Recently I wrote another example using a similar technique as a response to something on the Csound mailing list. That is here and attached analysis_example.csd. It does some more types of analysis in a time-segmented manner based on amplitude thresholds, but doesn’t store in a f-table.

The same technique is used for some MFCC corpus based concatenative resynthesis stuff I’ve been working on, here . Currently still being refined but the relevant part is that it uses the mfb opcode and stores analysis data vectors in a ftable, so could be worth a look for more involved ftable storage ie multiple analysis parameters.
Currently extending this with audio descriptors inspired by Øyvind Brandtsegg’s excellent feature extraction work which is complicated but worth having a look at if you are interested in feature extraction.

The csound-xtract plugin is certainly still in some kind of alpha/beta , but everything there does seem to fundamentally function OK! The main development work required is really just to extend the features obtained from libxtract.

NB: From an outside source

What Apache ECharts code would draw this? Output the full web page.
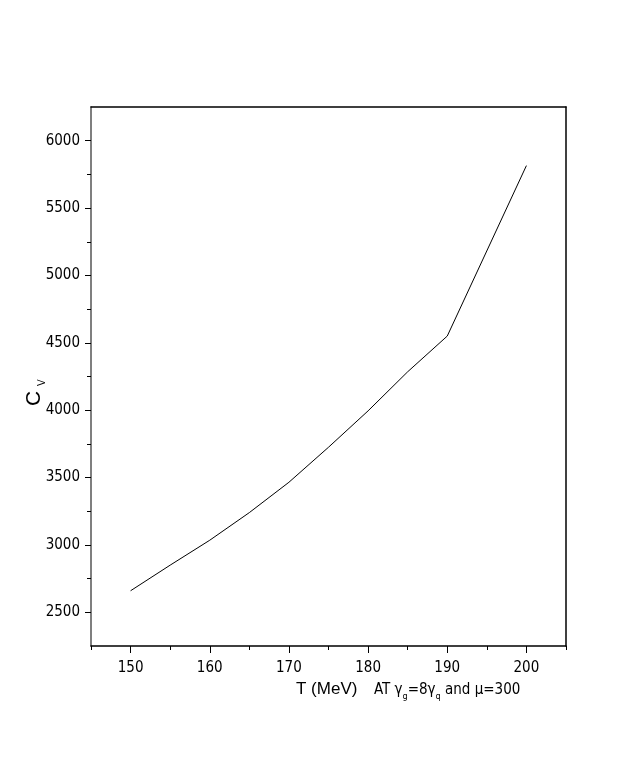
<!DOCTYPE html>
<html>
<head>
<meta charset="utf-8">
<script src="https://cdn.jsdelivr.net/npm/echarts@6/dist/echarts.min.js"></script>
<style>
  html, body { margin: 0; padding: 0; background: #fff; }
  #chart { width: 623px; height: 761px; }
</style>
</head>
<body>
<div id="chart"></div>
<script>
// T (MeV) against C_V
const temps = [150, 155, 160, 165, 170, 175, 180, 185, 190, 200];
const cv = [2660, 2850, 3035, 3240, 3465, 3725, 3995, 4285, 4550, 5815];

const xMajor = [150, 160, 170, 180, 190, 200];
const xMinor = [145, 155, 165, 175, 185, 195, 205];
const yMajor = [2500, 3000, 3500, 4000, 4500, 5000, 5500, 6000];
const yMinor = [2750, 3250, 3750, 4250, 4750, 5250, 5750];

const tickFont = 'DejaVu Sans Condensed, Liberation Sans Narrow, Liberation Sans, sans-serif';

const chart = echarts.init(document.getElementById('chart'));

const blank = { show: false };
const plain = v => String(v);

chart.setOption({
  animation: false,
  backgroundColor: '#fff',
  grid: { left: 91, right: 57, top: 107, bottom: 115 },
  xAxis: [
    {
      type: 'value', min: 145, max: 205, position: 'bottom',
      axisLine: { show: true, lineStyle: { color: '#000', width: 1.5 } },
      axisTick: { show: true, length: 7, customValues: xMajor, lineStyle: { color: '#000', width: 1 } },
      axisLabel: { show: true, customValues: xMajor, formatter: plain, margin: 15, color: '#000', fontSize: 15, fontFamily: tickFont },
      splitLine: blank
    },
    {
      type: 'value', min: 145, max: 205, position: 'bottom',
      axisLine: blank,
      axisTick: { show: true, length: 4, customValues: xMinor, lineStyle: { color: '#000', width: 1 } },
      axisLabel: blank, splitLine: blank
    },
    {
      type: 'value', min: 145, max: 205, position: 'top',
      axisLine: { show: true, lineStyle: { color: '#000', width: 1.5 } },
      axisTick: blank, axisLabel: blank, splitLine: blank
    }
  ],
  yAxis: [
    {
      type: 'value', min: 2250, max: 6250, position: 'left',
      axisLine: { show: true, lineStyle: { color: '#555', width: 1.5 } },
      axisTick: { show: true, length: 6, customValues: yMajor, lineStyle: { color: '#000', width: 1 } },
      axisLabel: { show: true, customValues: yMajor, formatter: plain, margin: 11, color: '#000', fontSize: 15, fontFamily: tickFont },
      splitLine: blank
    },
    {
      type: 'value', min: 2250, max: 6250, position: 'left',
      axisLine: blank,
      axisTick: { show: true, length: 4, customValues: yMinor, lineStyle: { color: '#000', width: 1 } },
      axisLabel: blank, splitLine: blank
    },
    {
      type: 'value', min: 2250, max: 6250, position: 'right',
      axisLine: { show: true, lineStyle: { color: '#000', width: 1.5 } },
      axisTick: blank, axisLabel: blank, splitLine: blank
    }
  ],
  series: [{
    type: 'line',
    xAxisIndex: 0,
    yAxisIndex: 0,
    data: temps.map((t, i) => [t, cv[i]]),
    showSymbol: false,
    symbol: 'none',
    lineStyle: { color: '#000', width: 1 }
  }],
  graphic: [
    {
      type: 'text', left: 296, top: 681,
      style: { text: 'T (MeV)', fill: '#000', font: '17px Liberation Sans, Arial, sans-serif' }
    },
    {
      type: 'text', left: 374, top: 683,
      style: {
        text: '{a|AT \u03b3}{s|g}{a|=8\u03b3}{s|q}{a| and \u03bc=300}',
        rich: {
          a: { fontSize: 15, fontFamily: tickFont, fill: '#000', lineHeight: 18, verticalAlign: 'bottom' },
          s: { fontSize: 9, fontFamily: tickFont, fill: '#000', lineHeight: 18, verticalAlign: 'bottom', padding: [0, 0, -3, 0] }
        }
      }
    },
    {
      type: 'text', x: 24, y: 406, rotation: Math.PI / 2,
      style: { text: 'C', fill: '#000', font: '21px Liberation Sans, Arial, sans-serif', verticalAlign: 'top' }
    },
    {
      type: 'text', x: 37, y: 386, rotation: Math.PI / 2,
      style: { text: 'V', fill: '#000', font: '10px Liberation Sans, Arial, sans-serif', verticalAlign: 'top' }
    }
  ]
});
</script>
</body>
</html>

PYO is a very nice audio package for Python , maybe the best featured. However, in my experience the efficiency isn’t good enough (tried porting some quite heavy live performance stuff to it, had to abandon).

Thanks for this info Richard. Invaluable!

Thanks for the correction. That’s really good to know.

I would not have expected to this to work…

@richardk I wish I could express my appreciation for this post. This contains everything that I have been trying to find out for a couple of weeks now, and more.

I studied the example from the pvsbufread manual-entry and the one you attached which is using the pitch opcode. This is precisely the kind of “trickery” I was thinking of, but could have never (never say never) implemented in csound myself.

I will have a closer look at the more advanced examples. I’m especially looking forward to see how the “similarity matching” is done (given this is at all that kind of “target-driven” concatenative synthesis method I think it is. It still takes me ages to read a more complex csound program.)

I’m also really excited to experiment with this. Thank you, again.

Kind regards,
stefan

Great - happy to be of assistance @stefan_mayer !

To outline the similarity matching, basically the 16 bands of MFCC data are written to a ftable every sr/fftsize seconds , and the table is created large enough to store that for the analysis length. Then when matching, every sr/fftsize seconds the input MFCC is compared with all of the values in the ftable using a Euclidean distance opcode (ie, so it goes through in a loop with index + 16 in each loop iteration). This is then used to prioritise which is the ‘best’ match by having the smallest distance.
There are different (/ better?) ways to do this, with some kind of ordering of the features, so the entire table wouldn’t necessarily need to be scanned to find the smallest distance, but I think it is a bit hard to do with MFCC. I’m working on enhancing this and using some other feature algorithms, but the general idea is there. Also this is on a per-FFT-window basis, so for matching longer times I believe dynamic time warping is usually used to ensure more accurate results. In another project I’m working on, just using the mean of MFCCs over the sound duration seems to provide reasonable results.

I have a prebuilt Windows binary of csound-xtract at the bottom of this page, if any use.

With both, happy for any feedback/improvement suggestions!